The rise of the American megachurch
After a rousing live performance of "Jesus is better than life," broadcast over three Jumbotrons in the Compaq Center, Victoria Osteen steps to the podium in front of 16,000 cheering Sunday worshipers and proclaims:
"We're going to rock today. This place has been rocked a lot of times, but it's never been rocked for Jesus."
Indeed, the sports arena first opened with The Who in 1975 and closed with ZZ Top just weeks ago.
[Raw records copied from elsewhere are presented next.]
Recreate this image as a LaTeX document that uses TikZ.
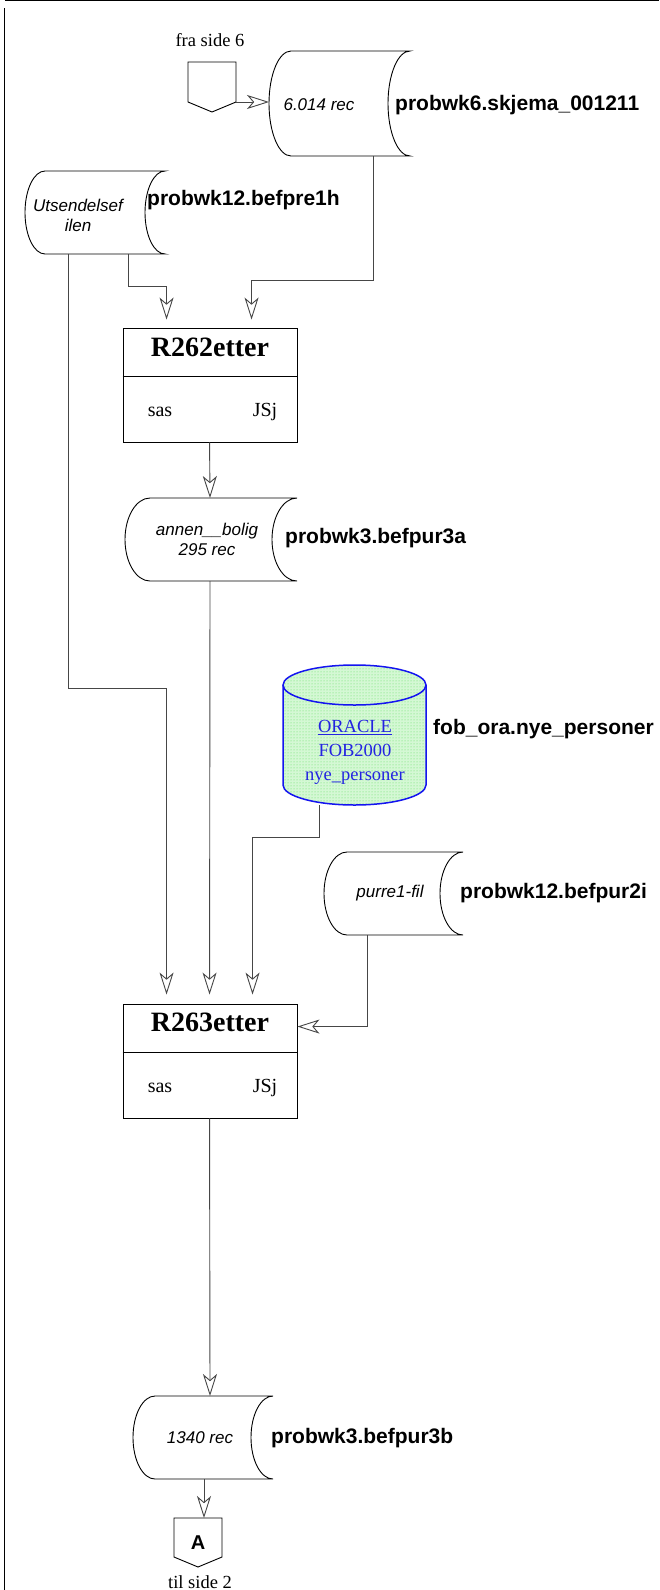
\documentclass[tikz,border=0pt]{standalone}
\usepackage{fontspec}
\setmainfont{Liberation Serif}
\setsansfont{Liberation Sans}
\usetikzlibrary{arrows.meta,patterns}
\definecolor{conncol}{RGB}{70,70,70}
\definecolor{dbblue}{RGB}{20,20,240}
\definecolor{dbtext}{RGB}{35,35,225}
\definecolor{dbfill}{RGB}{212,248,212}
\definecolor{dbdot}{RGB}{95,220,95}
\begin{document}
\begin{tikzpicture}[x=1pt,y=-1pt,
  conn/.style={draw=conncol, line width=0.9pt},
  arr/.style={conn, -{Stealth[open, length=22pt, width=14pt, inset=6pt, fill=white]}},
  shp/.style={draw=black, line width=0.9pt},
  holder/.style={draw=none, inner sep=0pt, outer sep=0pt},
  lbl/.style={font=\sffamily\bfseries\fontsize{21}{25}\selectfont, anchor=west, inner sep=0pt},
  tapetxt/.style={font=\sffamily\itshape\fontsize{17}{20}\selectfont, inner sep=0pt, align=center},
  boxtitle/.style={font=\bfseries\fontsize{28}{32}\selectfont, inner sep=0pt},
  boxtxt/.style={font=\fontsize{20}{24}\selectfont, inner sep=0pt, anchor=base},
  pagetxt/.style={font=\fontsize{18.5}{22}\selectfont, inner sep=0pt},
  dbtxt/.style={font=\fontsize{18.5}{24}\selectfont, text=dbtext, inner sep=0pt, align=center},
  conA/.style={holder, font=\sffamily\bfseries\fontsize{20}{24}\selectfont}
]
\useasboundingbox (0,0) rectangle (659,1590);

% page frame
\draw[line width=1.3pt] (5,0.7) -- (659,0.7);
\draw[line width=1.3pt] (4.5,8) -- (4.5,1590);

% ---------- off-page connector "fra side 6"
\node[holder, minimum width=48pt, minimum height=50pt] (c1) at (212,87) {};
\draw[shp] (c1.north west) -- (c1.north east) -- ([yshift=10pt]c1.south east) -- (c1.south) -- ([yshift=10pt]c1.south west) -- cycle;
\node[pagetxt] (c1t) at (210,40) {fra side 6};

% ---------- tape 1
\node[holder, minimum width=141pt, minimum height=105pt] (t1) at (339.5,103.5) {};
\draw[shp] ([xshift=22pt]t1.north west) -- (t1.north east)
  arc[start angle=90, end angle=270, x radius=22pt, y radius=52.5pt]
  -- ([xshift=22pt]t1.south west)
  arc[start angle=270, end angle=90, x radius=22pt, y radius=52.5pt] -- cycle;
\node[tapetxt] (t1t) at (319,105) {6.014 rec};
\node[lbl] (t1l) at (395,105) {probwk6.skjema\_001211};

% ---------- tape 2
\node[holder, minimum width=140pt, minimum height=83pt] (t2) at (95,212.5) {};
\draw[shp] ([xshift=20pt]t2.north west) -- (t2.north east)
  arc[start angle=90, end angle=270, x radius=20pt, y radius=41.5pt]
  -- ([xshift=20pt]t2.south west)
  arc[start angle=270, end angle=90, x radius=20pt, y radius=41.5pt] -- cycle;
\node[tapetxt] (t2t) at (78,215) {Utsendelsef\\ilen};
\node[lbl] (t2l) at (147,200) {probwk12.befpre1h};

% ---------- R262etter
\node[shp, minimum width=174pt, minimum height=114pt, inner sep=0pt] (r262) at (210,385) {};
\draw[shp] ([yshift=-49pt]r262.north west) -- ([yshift=-49pt]r262.north east);
\node[boxtitle] (r262t) at (210,347) {R262etter};
\node[boxtxt] (r262a) at (160,416) {sas};
\node[boxtxt] (r262b) at (265,416) {JSj};

% ---------- tape 3
\node[holder, minimum width=172pt, minimum height=83pt] (t3) at (211,539.5) {};
\draw[shp] ([xshift=25pt]t3.north west) -- (t3.north east)
  arc[start angle=90, end angle=270, x radius=25pt, y radius=41.5pt]
  -- ([xshift=25pt]t3.south west)
  arc[start angle=270, end angle=90, x radius=25pt, y radius=41.5pt] -- cycle;
\node[tapetxt] (t3t) at (207,539) {annen\_\_bolig\\295 rec};
\node[lbl] (t3l) at (285,538) {probwk3.befpur3a};

% ---------- database cylinder
\node[holder, minimum width=143pt, minimum height=140pt] (db) at (354.5,735) {};
\fill[dbfill] ([yshift=-20pt]db.north west) -- ([yshift=20pt]db.south west)
  arc[start angle=180, end angle=360, x radius=71.5pt, y radius=20pt]
  -- ([yshift=-20pt]db.north east)
  arc[start angle=0, end angle=180, x radius=71.5pt, y radius=20pt] -- cycle;
\fill[pattern=dots, pattern color=dbdot] ([yshift=-20pt]db.north west) -- ([yshift=20pt]db.south west)
  arc[start angle=180, end angle=360, x radius=71.5pt, y radius=20pt]
  -- ([yshift=-20pt]db.north east)
  arc[start angle=0, end angle=180, x radius=71.5pt, y radius=20pt] -- cycle;
\draw[draw=dbblue, line width=1.5pt] ([yshift=-20pt]db.north west) -- ([yshift=20pt]db.south west)
  arc[start angle=180, end angle=360, x radius=71.5pt, y radius=20pt]
  -- ([yshift=-20pt]db.north east)
  arc[start angle=0, end angle=180, x radius=71.5pt, y radius=20pt] -- cycle;
\draw[draw=dbblue, line width=1.5pt] ([yshift=-20pt]db.north west)
  arc[start angle=180, end angle=360, x radius=71.5pt, y radius=20pt];
\node[dbtxt] (dbt) at (355,752) {\underline{ORACLE}\\FOB2000\\nye\_personer};
\node[lbl] (dbl) at (433,729) {fob\_ora.nye\_personer};

% ---------- tape 4
\node[holder, minimum width=139pt, minimum height=83pt] (t4) at (393.5,893.5) {};
\draw[shp] ([xshift=23pt]t4.north west) -- (t4.north east)
  arc[start angle=90, end angle=270, x radius=23pt, y radius=41.5pt]
  -- ([xshift=23pt]t4.south west)
  arc[start angle=270, end angle=90, x radius=23pt, y radius=41.5pt] -- cycle;
\node[tapetxt] (t4t) at (390,893) {purre1-fil};
\node[lbl] (t4l) at (460,893) {probwk12.befpur2i};

% ---------- R263etter
\node[shp, minimum width=174pt, minimum height=114pt, inner sep=0pt] (r263) at (210,1061) {};
\draw[shp] ([yshift=-49pt]r263.north west) -- ([yshift=-49pt]r263.north east);
\node[boxtitle] (r263t) at (210,1022) {R263etter};
\node[boxtxt] (r263a) at (160,1092) {sas};
\node[boxtxt] (r263b) at (265,1092) {JSj};

% ---------- tape 5
\node[holder, minimum width=140pt, minimum height=83pt] (t5) at (203,1437.5) {};
\draw[shp] ([xshift=22pt]t5.north west) -- (t5.north east)
  arc[start angle=90, end angle=270, x radius=22pt, y radius=41.5pt]
  -- ([xshift=22pt]t5.south west)
  arc[start angle=270, end angle=90, x radius=22pt, y radius=41.5pt] -- cycle;
\node[tapetxt] (t5t) at (200,1438) {1340 rec};
\node[lbl] (t5l) at (271,1438) {probwk3.befpur3b};

% ---------- off-page connector A
\node[conA, minimum width=48pt, minimum height=49pt] (cA) at (198,1542.5) {A};
\draw[shp] (cA.north west) -- (cA.north east) -- ([yshift=10pt]cA.south east) -- (cA.south) -- ([yshift=10pt]cA.south west) -- cycle;
\node[pagetxt] (cAt) at (200,1582) {til side 2};

% ---------- connectors
\draw[arr] ([yshift=-15pt]c1.east) -- ([yshift=-15pt]c1.east -| t1.west);
\draw[arr] ([xshift=104pt]t1.south west) -- ++(0,124) -| ([xshift=129pt,yshift=8pt]r262.north west);
\draw[arr] ([xshift=103pt]t2.south west) -- ++(0,32) -| ([xshift=44pt,yshift=8pt]r262.north west);
\draw[arr] ([xshift=87pt]r262.south west) -- ([xshift=85pt]t3.north west);
\draw[arr] ([xshift=43pt]t2.south west) -- ++(0,434) -| ([xshift=44pt,yshift=9pt]r263.north west);
\draw[arr] ([xshift=85pt]t3.south west) -- ([xshift=87pt,yshift=9pt]r263.north west);
\draw[arr] ([xshift=-35.5pt]db.south) -- ++(0,32) -| ([xshift=130pt,yshift=9pt]r263.north west);
\draw[arr] ([xshift=43pt]t4.south west) |- ([yshift=-23pt]r263.north east);
\draw[arr] ([xshift=87pt]r263.south west) -- ([xshift=77pt]t5.north west);
\draw[arr] ([xshift=71pt]t5.south west) -- ([xshift=30pt]cA.north west);
\end{tikzpicture}
\end{document}
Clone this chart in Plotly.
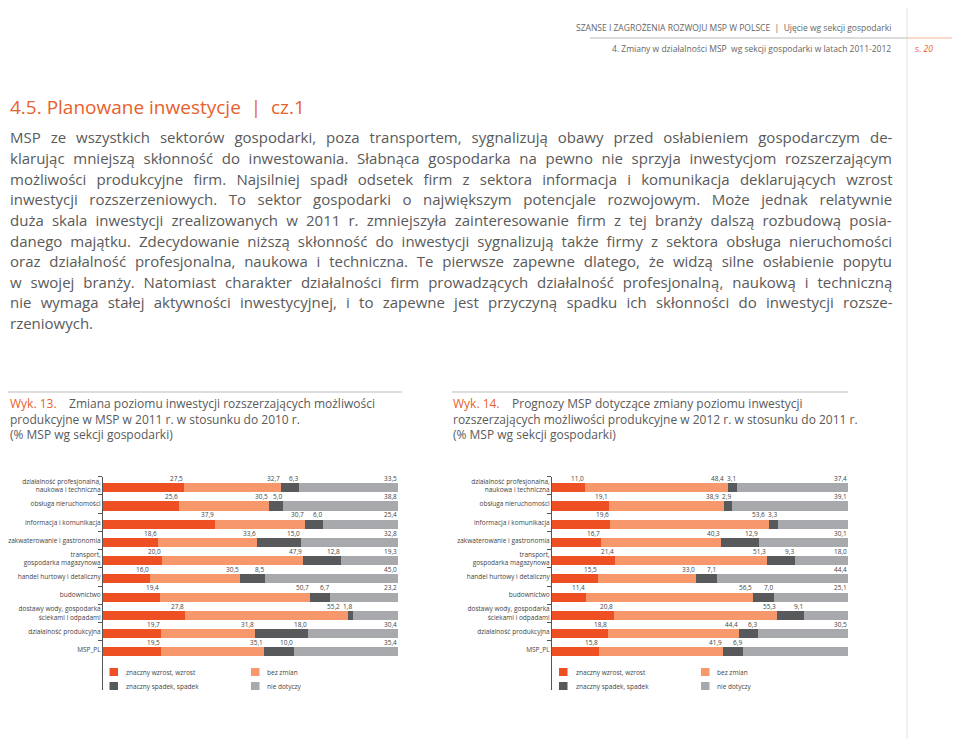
import plotly.graph_objects as go

# ---------------- data ----------------
categories = [
    "działalność profesjonalna,<br>naukowa i techniczna",
    "obsługa nieruchomości",
    "informacja i komunikacja",
    "zakwaterowanie i gastronomia",
    "transport,<br>gospodarka magazynowa",
    "handel hurtowy i detaliczny",
    "budownictwo",
    "dostawy wody, gospodarka<br>ściekami i odpadami",
    "działalność produkcyjna",
    "MSP_PL",
]
series_names = ["znaczny wzrost, wzrost", "bez zmian", "znaczny spadek, spadek", "nie dotyczy"]

w13_wzrost = [27.5, 25.6, 37.9, 18.6, 20.0, 16.0, 19.4, 27.8, 19.7, 19.5]
w13_bez_zmian = [32.7, 30.5, 30.7, 33.6, 47.9, 30.5, 50.7, 55.2, 31.8, 35.1]
w13_spadek = [6.3, 5.0, 6.0, 15.0, 12.8, 8.5, 6.7, 1.8, 18.0, 10.0]
w13_nie_dotyczy = [33.5, 38.8, 25.4, 32.8, 19.3, 45.0, 23.2, 15.3, 30.4, 35.4]

w14_wzrost = [11.0, 19.1, 19.6, 16.7, 21.4, 15.5, 11.4, 20.8, 18.8, 15.8]
w14_bez_zmian = [48.4, 38.9, 53.6, 40.3, 51.3, 33.0, 56.5, 55.3, 44.4, 41.9]
w14_spadek = [3.1, 2.9, 3.3, 12.9, 9.3, 7.1, 7.0, 9.1, 6.3, 6.9]
w14_nie_dotyczy = [37.4, 39.1, 23.6, 30.1, 18.0, 44.4, 25.1, 14.9, 30.5, 35.5]

colors = ["#EE5024", "#F7986C", "#58595B", "#A7A9AC"]

# the page body has an 8 px margin, so the figure is 8 px smaller and
# all page-pixel positions below are shifted by that margin
OFF = 8
W, H = 960 - OFF, 739 - OFF
FONT = "Open Sans"
TXT = "#5A5A5A"
ORANGE = "#E8612C"


def px(x):
    return max(x - OFF, 0) / W


def py(y):
    return 1 - (y - OFF) / H


fig = go.Figure()

charts = [
    ("x", "y", [w13_wzrost, w13_bez_zmian, w13_spadek, w13_nie_dotyczy], 103, 398),
    ("x2", "y2", [w14_wzrost, w14_bez_zmian, w14_spadek, w14_nie_dotyczy], 552, 848),
]

annotations = []
shapes = []

for xa, ya, series, x0, x1 in charts:
    scale = (x1 - x0) / 100.0
    for name, vals, col in zip(series_names, series, colors):
        fig.add_trace(go.Bar(
            x=vals, y=categories, orientation="h", name=name,
            marker=dict(color=col, line=dict(width=0)),
            width=0.5, offset=-0.16, xaxis=xa, yaxis=ya,
            showlegend=False, hoverinfo="x+y+name",
        ))
    # value labels at the right end of every segment
    for i in range(len(categories)):
        cum = 0.0
        for k, vals in enumerate(series):
            cum += vals[i]
            shift = 1
            if k < len(series) - 1:
                nxt = series[k + 1][i] * scale
                if nxt < 12:
                    shift = 1 - (12 - nxt)
            annotations.append(dict(
                x=cum, y=i - 0.16, xref=xa, yref=ya,
                text=f"{vals[i]:.1f}".replace(".", ","),
                showarrow=False, xanchor="right", yanchor="bottom",
                xshift=shift, yshift=-2,
                font=dict(family=FONT, size=6.5, color="#444444"),
            ))

y_dom = [py(690), py(476.7)]
axis_common = dict(
    type="category", categoryorder="array", categoryarray=categories,
    range=[11.2, -0.5], tickson="boundaries", ticks="outside", ticklen=4,
    tickcolor="#555555", showline=True, linecolor="#555555", linewidth=1,
    showgrid=False, zeroline=False,
    tickfont=dict(family=FONT, size=6.5, color="#444444"),
)
fig.update_layout(
    xaxis=dict(domain=[px(103), px(398)], range=[0, 100], visible=False, anchor="y"),
    yaxis=dict(domain=y_dom, anchor="x", **axis_common),
    xaxis2=dict(domain=[px(552), px(848)], range=[0, 100], visible=False, anchor="y2"),
    yaxis2=dict(domain=y_dom, anchor="x2", **axis_common),
)


# ---------------- legends ----------------
def legend(sq_x1, txt_x1, sq_x2, txt_x2):
    items = [
        (sq_x1, txt_x1, 672, 0), (sq_x2, txt_x2, 672, 1),
        (sq_x1, txt_x1, 686, 2), (sq_x2, txt_x2, 686, 3),
    ]
    for sx, tx, cy, k in items:
        shapes.append(dict(type="rect", xref="paper", yref="paper",
                           x0=px(sx), x1=px(sx + 8.5), y0=py(cy - 4), y1=py(cy + 4),
                           fillcolor=colors[k], line=dict(width=0)))
        annotations.append(dict(x=px(tx), y=py(cy), xref="paper", yref="paper",
                                text=series_names[k], showarrow=False,
                                xanchor="left", yanchor="middle",
                                font=dict(family=FONT, size=6.5, color="#444444")))


legend(109.5, 124, 251, 265)
legend(559, 574, 701, 715)

# ---------------- page decoration ----------------
shapes.append(dict(type="line", xref="paper", yref="paper", x0=px(907), x1=px(907),
                   y0=0, y1=1, line=dict(color="#E2E2E2", width=1)))
shapes.append(dict(type="line", xref="paper", yref="paper", x0=px(590), x1=px(907),
                   y0=py(38), y1=py(38), line=dict(color="#BBBBBB", width=1)))
shapes.append(dict(type="line", xref="paper", yref="paper", x0=px(907), x1=1,
                   y0=py(38), y1=py(38), line=dict(color="#F3B597", width=1)))
shapes.append(dict(type="line", xref="paper", yref="paper", x0=px(5), x1=px(402),
                   y0=py(392), y1=py(392), line=dict(color="#BBBBBB", width=1)))
shapes.append(dict(type="line", xref="paper", yref="paper", x0=px(452), x1=px(848),
                   y0=py(392), y1=py(392), line=dict(color="#BBBBBB", width=1)))


def text(x, y, s, size, color=TXT, anchor="left", yanchor="middle"):
    annotations.append(dict(x=px(x), y=py(y), xref="paper", yref="paper", text=s,
                            showarrow=False, xanchor=anchor, yanchor=yanchor, align="left",
                            font=dict(family=FONT, size=size, color=color)))


text(893, 28, "SZANSE I ZAGROŻENIA ROZWOJU MSP W POLSCE  |  Ujęcie wg sekcji gospodarki", 8.5, "#666666", "right")
text(893, 48, "4. Zmiany w działalności MSP  wg sekcji gospodarki w latach 2011-2012", 8.5, "#666666", "right")
text(913, 48, "s. <i>20</i>", 8.5, ORANGE)

text(5, 107, "4.5. Planowane inwestycje  |  cz.1", 19, ORANGE)

paragraph = [
    "MSP ze wszystkich sektorów gospodarki, poza transportem, sygnalizują obawy przed osłabieniem gospodarczym de-",
    "klarując mniejszą skłonność do inwestowania. Słabnąca gospodarka na pewno nie sprzyja inwestycjom rozszerzającym",
    "możliwości produkcyjne firm. Najsilniej spadł odsetek firm z sektora informacja i komunikacja deklarujących wzrost",
    "inwestycji rozszerzeniowych. To sektor gospodarki o największym potencjale rozwojowym. Może jednak relatywnie",
    "duża skala inwestycji zrealizowanych w 2011 r. zmniejszyła zainteresowanie firm z tej branży dalszą rozbudową posia-",
    "danego majątku. Zdecydowanie niższą skłonność do inwestycji sygnalizują także firmy z sektora obsługa nieruchomości",
    "oraz działalność profesjonalna, naukowa i techniczna. Te pierwsze zapewne dlatego, że widzą silne osłabienie popytu",
    "w swojej branży. Natomiast charakter działalności firm prowadzących działalność profesjonalną, naukową i techniczną",
    "nie wymaga stałej aktywności inwestycyjnej, i to zapewne jest przyczyną spadku ich skłonności do inwestycji rozsze-",
    "rzeniowych.",
]

# approximate Open Sans advance widths (em) used to justify lines
CW = {" ": .26, "a": .556, "b": .613, "c": .476, "d": .613, "e": .561, "f": .339, "g": .548,
      "h": .614, "i": .253, "j": .253, "k": .525, "l": .253, "m": .93, "n": .614, "o": .604,
      "p": .613, "q": .613, "r": .408, "s": .477, "t": .353, "u": .614, "v": .501, "w": .778,
      "x": .524, "y": .502, "z": .477, ",": .245, ".": .266, "-": .322, "ą": .556, "ć": .476,
      "ę": .561, "ł": .27, "ń": .614, "ó": .604, "ś": .477, "ż": .477, "ź": .477,
      "M": .903, "S": .55, "P": .598, "T": .56, "N": .756, "Z": .561, "D": .722, "Ż": .561}
PFS = 15
TARGET = 884
for i, line in enumerate(paragraph):
    yy = 137.5 + 20.6 * i
    if i < len(paragraph) - 1:
        nat = sum(CW.get(c, .572) for c in line) * PFS
        nsp = line.count(" ")
        ws = max((TARGET - nat) / nsp, -1.0)
        s = f'<span style="word-spacing:{ws:.2f}px">{line}</span>'
    else:
        s = line
    text(5, yy, s, PFS)

# chart captions
NB = "&nbsp;" * 4
text(5, 393, f'<span style="color:{ORANGE}">Wyk. 13.</span>{NB}Zmiana poziomu inwestycji rozszerzających możliwości'
     "<br>produkcyjne w MSP w 2011 r. w stosunku do 2010 r.<br>(% MSP wg sekcji gospodarki)", 12, yanchor="top")
text(451, 393, f'<span style="color:{ORANGE}">Wyk. 14.</span>{NB}Prognozy MSP dotyczące zmiany poziomu inwestycji'
     "<br>rozszerzających możliwości produkcyjne w 2012 r. w stosunku do 2011 r.<br>(% MSP wg sekcji gospodarki)", 12, yanchor="top")

fig.update_layout(
    width=W, height=H, margin=dict(l=0, r=0, t=0, b=0),
    paper_bgcolor="white", plot_bgcolor="white",
    barmode="stack", bargap=0,
    annotations=annotations, shapes=shapes,
    font=dict(family=FONT, color=TXT),
)

fig.write_html("out.html")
It has been home to two Houston Rockets championships and plenty of other memorable games and events.
But earlier this month, the Compaq Center took on a new role as city leaders officially turned the keys over to Lakewood Church - the largest congregation in the United States, with more than 25,000 attendants each weekend, according to Church Growth Today.
In an era when small and medium-sized churches of almost every faith are losing members, megachurches continue to grow - last year by 4 percent. Their success is due in part to the ushering in of a new business-savvy approach to religion. But more important, experts say, these churches are thriving because of what's being ushered out.
Gone are traditional religious dogma, rituals, and symbols, replaced by uplifting songs and sermons. Congregants are taught that - through God - they are victors, not victims. The messages are encouraging and easy to swallow, and no one is called a sinner. It's "Jesus meets the power of positive thinking."
"There's none of that old-time religion; none of that hell-and-damnation, fire-and-brimstone preaching," says Alan Wolfe, director of the Boisi Center for Religion and American Public Life at Boston College. "The message tends to be more upbeat, one of empowerment. And it seems to be working. These churches are packed."
At Lakewood's recent groundbreaking services, Pastor Joel Osteen's sermon - given like a motivation speech - included phrases like: "Keep a good attitude. Don't get negative or bitter. Be determined. Shake it off and step up."